++++ DATA SECTION ++++

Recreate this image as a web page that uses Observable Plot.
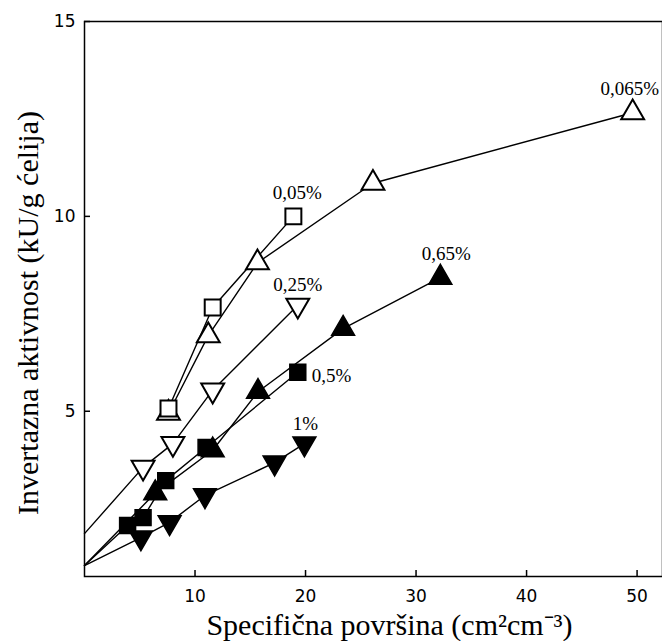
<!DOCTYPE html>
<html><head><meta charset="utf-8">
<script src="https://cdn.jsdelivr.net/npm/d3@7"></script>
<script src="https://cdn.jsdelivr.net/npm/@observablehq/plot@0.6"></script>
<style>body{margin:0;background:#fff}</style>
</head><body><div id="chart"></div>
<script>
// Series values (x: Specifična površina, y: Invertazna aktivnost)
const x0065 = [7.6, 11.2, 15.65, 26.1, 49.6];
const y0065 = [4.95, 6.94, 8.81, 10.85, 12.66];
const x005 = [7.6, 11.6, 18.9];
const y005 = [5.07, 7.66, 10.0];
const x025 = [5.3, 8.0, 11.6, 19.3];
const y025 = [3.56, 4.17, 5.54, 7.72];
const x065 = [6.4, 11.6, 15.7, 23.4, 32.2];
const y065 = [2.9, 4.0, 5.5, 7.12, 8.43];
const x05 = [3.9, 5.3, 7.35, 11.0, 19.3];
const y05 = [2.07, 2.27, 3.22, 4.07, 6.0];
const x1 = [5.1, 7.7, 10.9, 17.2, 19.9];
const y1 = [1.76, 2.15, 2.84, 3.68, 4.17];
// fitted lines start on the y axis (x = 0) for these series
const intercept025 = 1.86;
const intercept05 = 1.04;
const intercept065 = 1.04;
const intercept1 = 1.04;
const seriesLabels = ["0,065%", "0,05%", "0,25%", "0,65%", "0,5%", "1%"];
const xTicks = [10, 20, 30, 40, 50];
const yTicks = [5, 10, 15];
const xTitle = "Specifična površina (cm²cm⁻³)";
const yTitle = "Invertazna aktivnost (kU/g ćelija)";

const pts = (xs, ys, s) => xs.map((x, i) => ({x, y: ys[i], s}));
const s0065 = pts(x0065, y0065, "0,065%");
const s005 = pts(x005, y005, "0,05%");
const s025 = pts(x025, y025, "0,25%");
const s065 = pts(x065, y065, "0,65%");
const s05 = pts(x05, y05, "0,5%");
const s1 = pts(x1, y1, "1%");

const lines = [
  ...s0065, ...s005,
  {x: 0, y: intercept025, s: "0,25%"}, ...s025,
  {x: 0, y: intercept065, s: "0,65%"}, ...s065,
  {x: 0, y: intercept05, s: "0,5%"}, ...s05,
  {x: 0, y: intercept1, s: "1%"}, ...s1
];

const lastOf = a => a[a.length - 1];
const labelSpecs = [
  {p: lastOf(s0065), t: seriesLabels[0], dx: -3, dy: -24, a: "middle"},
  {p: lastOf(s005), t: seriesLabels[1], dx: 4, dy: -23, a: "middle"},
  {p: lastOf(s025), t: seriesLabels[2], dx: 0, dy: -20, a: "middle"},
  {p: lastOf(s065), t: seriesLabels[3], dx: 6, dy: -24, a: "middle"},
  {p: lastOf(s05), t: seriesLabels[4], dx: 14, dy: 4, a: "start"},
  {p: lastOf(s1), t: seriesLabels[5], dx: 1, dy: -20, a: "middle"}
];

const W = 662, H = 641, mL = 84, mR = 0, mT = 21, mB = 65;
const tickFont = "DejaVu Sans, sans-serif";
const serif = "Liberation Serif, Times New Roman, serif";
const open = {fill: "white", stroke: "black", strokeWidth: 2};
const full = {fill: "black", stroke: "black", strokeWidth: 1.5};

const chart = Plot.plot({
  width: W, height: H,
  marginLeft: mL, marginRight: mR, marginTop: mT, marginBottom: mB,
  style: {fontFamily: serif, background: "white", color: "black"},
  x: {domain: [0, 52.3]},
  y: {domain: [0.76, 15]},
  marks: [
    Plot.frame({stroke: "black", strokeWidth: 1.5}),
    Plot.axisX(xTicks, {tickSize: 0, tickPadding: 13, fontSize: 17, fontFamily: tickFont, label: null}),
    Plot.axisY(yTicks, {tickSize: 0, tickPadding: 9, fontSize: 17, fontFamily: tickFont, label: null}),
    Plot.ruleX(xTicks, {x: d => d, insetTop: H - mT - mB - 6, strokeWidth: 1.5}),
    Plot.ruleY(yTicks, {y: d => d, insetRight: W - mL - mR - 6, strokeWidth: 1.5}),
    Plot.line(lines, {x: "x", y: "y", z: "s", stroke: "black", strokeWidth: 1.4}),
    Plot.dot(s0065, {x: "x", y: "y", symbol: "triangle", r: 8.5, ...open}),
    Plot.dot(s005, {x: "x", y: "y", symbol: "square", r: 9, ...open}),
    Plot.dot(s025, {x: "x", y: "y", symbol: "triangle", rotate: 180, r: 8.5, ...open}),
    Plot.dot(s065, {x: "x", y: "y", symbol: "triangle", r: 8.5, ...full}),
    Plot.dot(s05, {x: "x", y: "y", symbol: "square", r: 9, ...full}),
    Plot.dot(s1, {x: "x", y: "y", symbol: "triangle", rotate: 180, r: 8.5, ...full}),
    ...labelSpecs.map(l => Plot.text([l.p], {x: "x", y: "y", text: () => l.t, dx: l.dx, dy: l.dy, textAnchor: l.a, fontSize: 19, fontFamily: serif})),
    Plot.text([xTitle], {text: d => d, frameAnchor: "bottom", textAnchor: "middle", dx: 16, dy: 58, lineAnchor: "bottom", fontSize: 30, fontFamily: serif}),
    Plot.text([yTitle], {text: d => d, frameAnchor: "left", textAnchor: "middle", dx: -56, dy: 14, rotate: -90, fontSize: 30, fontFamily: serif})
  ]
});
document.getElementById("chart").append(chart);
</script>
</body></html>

++++

Reproduce the full material exactly, excluding the pictures.

=== SOLVED PROBLEM ===
Recreate this image as a web page that uses Observable Plot.
<!DOCTYPE html>
<html><head><meta charset="utf-8">
<script src="https://cdn.jsdelivr.net/npm/d3@7"></script>
<script src="https://cdn.jsdelivr.net/npm/@observablehq/plot@0.6"></script>
<style>body{margin:0;background:#fff}</style>
</head><body><div id="chart"></div>
<script>
// Series values (x: Specifična površina, y: Invertazna aktivnost)
const x0065 = [7.6, 11.2, 15.65, 26.1, 49.6];
const y0065 = [4.95, 6.94, 8.81, 10.85, 12.66];
const x005 = [7.6, 11.6, 18.9];
const y005 = [5.07, 7.66, 10.0];
const x025 = [5.3, 8.0, 11.6, 19.3];
const y025 = [3.56, 4.17, 5.54, 7.72];
const x065 = [6.4, 11.6, 15.7, 23.4, 32.2];
const y065 = [2.9, 4.0, 5.5, 7.12, 8.43];
const x05 = [3.9, 5.3, 7.35, 11.0, 19.3];
const y05 = [2.07, 2.27, 3.22, 4.07, 6.0];
const x1 = [5.1, 7.7, 10.9, 17.2, 19.9];
const y1 = [1.76, 2.15, 2.84, 3.68, 4.17];
// fitted lines start on the y axis (x = 0) for these series
const intercept025 = 1.86;
const intercept05 = 1.04;
const intercept065 = 1.04;
const intercept1 = 1.04;
const seriesLabels = ["0,065%", "0,05%", "0,25%", "0,65%", "0,5%", "1%"];
const xTicks = [10, 20, 30, 40, 50];
const yTicks = [5, 10, 15];
const xTitle = "Specifična površina (cm²cm⁻³)";
const yTitle = "Invertazna aktivnost (kU/g ćelija)";

const pts = (xs, ys, s) => xs.map((x, i) => ({x, y: ys[i], s}));
const s0065 = pts(x0065, y0065, "0,065%");
const s005 = pts(x005, y005, "0,05%");
const s025 = pts(x025, y025, "0,25%");
const s065 = pts(x065, y065, "0,65%");
const s05 = pts(x05, y05, "0,5%");
const s1 = pts(x1, y1, "1%");

const lines = [
  ...s0065, ...s005,
  {x: 0, y: intercept025, s: "0,25%"}, ...s025,
  {x: 0, y: intercept065, s: "0,65%"}, ...s065,
  {x: 0, y: intercept05, s: "0,5%"}, ...s05,
  {x: 0, y: intercept1, s: "1%"}, ...s1
];

const lastOf = a => a[a.length - 1];
const labelSpecs = [
  {p: lastOf(s0065), t: seriesLabels[0], dx: -3, dy: -24, a: "middle"},
  {p: lastOf(s005), t: seriesLabels[1], dx: 4, dy: -23, a: "middle"},
  {p: lastOf(s025), t: seriesLabels[2], dx: 0, dy: -20, a: "middle"},
  {p: lastOf(s065), t: seriesLabels[3], dx: 6, dy: -24, a: "middle"},
  {p: lastOf(s05), t: seriesLabels[4], dx: 14, dy: 4, a: "start"},
  {p: lastOf(s1), t: seriesLabels[5], dx: 1, dy: -20, a: "middle"}
];

const W = 662, H = 641, mL = 84, mR = 0, mT = 21, mB = 65;
const tickFont = "DejaVu Sans, sans-serif";
const serif = "Liberation Serif, Times New Roman, serif";
const open = {fill: "white", stroke: "black", strokeWidth: 2};
const full = {fill: "black", stroke: "black", strokeWidth: 1.5};

const chart = Plot.plot({
  width: W, height: H,
  marginLeft: mL, marginRight: mR, marginTop: mT, marginBottom: mB,
  style: {fontFamily: serif, background: "white", color: "black"},
  x: {domain: [0, 52.3]},
  y: {domain: [0.76, 15]},
  marks: [
    Plot.frame({stroke: "black", strokeWidth: 1.5}),
    Plot.axisX(xTicks, {tickSize: 0, tickPadding: 13, fontSize: 17, fontFamily: tickFont, label: null}),
    Plot.axisY(yTicks, {tickSize: 0, tickPadding: 9, fontSize: 17, fontFamily: tickFont, label: null}),
    Plot.ruleX(xTicks, {x: d => d, insetTop: H - mT - mB - 6, strokeWidth: 1.5}),
    Plot.ruleY(yTicks, {y: d => d, insetRight: W - mL - mR - 6, strokeWidth: 1.5}),
    Plot.line(lines, {x: "x", y: "y", z: "s", stroke: "black", strokeWidth: 1.4}),
    Plot.dot(s0065, {x: "x", y: "y", symbol: "triangle", r: 8.5, ...open}),
    Plot.dot(s005, {x: "x", y: "y", symbol: "square", r: 9, ...open}),
    Plot.dot(s025, {x: "x", y: "y", symbol: "triangle", rotate: 180, r: 8.5, ...open}),
    Plot.dot(s065, {x: "x", y: "y", symbol: "triangle", r: 8.5, ...full}),
    Plot.dot(s05, {x: "x", y: "y", symbol: "square", r: 9, ...full}),
    Plot.dot(s1, {x: "x", y: "y", symbol: "triangle", rotate: 180, r: 8.5, ...full}),
    ...labelSpecs.map(l => Plot.text([l.p], {x: "x", y: "y", text: () => l.t, dx: l.dx, dy: l.dy, textAnchor: l.a, fontSize: 19, fontFamily: serif})),
    Plot.text([xTitle], {text: d => d, frameAnchor: "bottom", textAnchor: "middle", dx: 16, dy: 58, lineAnchor: "bottom", fontSize: 30, fontFamily: serif}),
    Plot.text([yTitle], {text: d => d, frameAnchor: "left", textAnchor: "middle", dx: -56, dy: 14, rotate: -90, fontSize: 30, fontFamily: serif})
  ]
});
document.getElementById("chart").append(chart);
</script>
</body></html>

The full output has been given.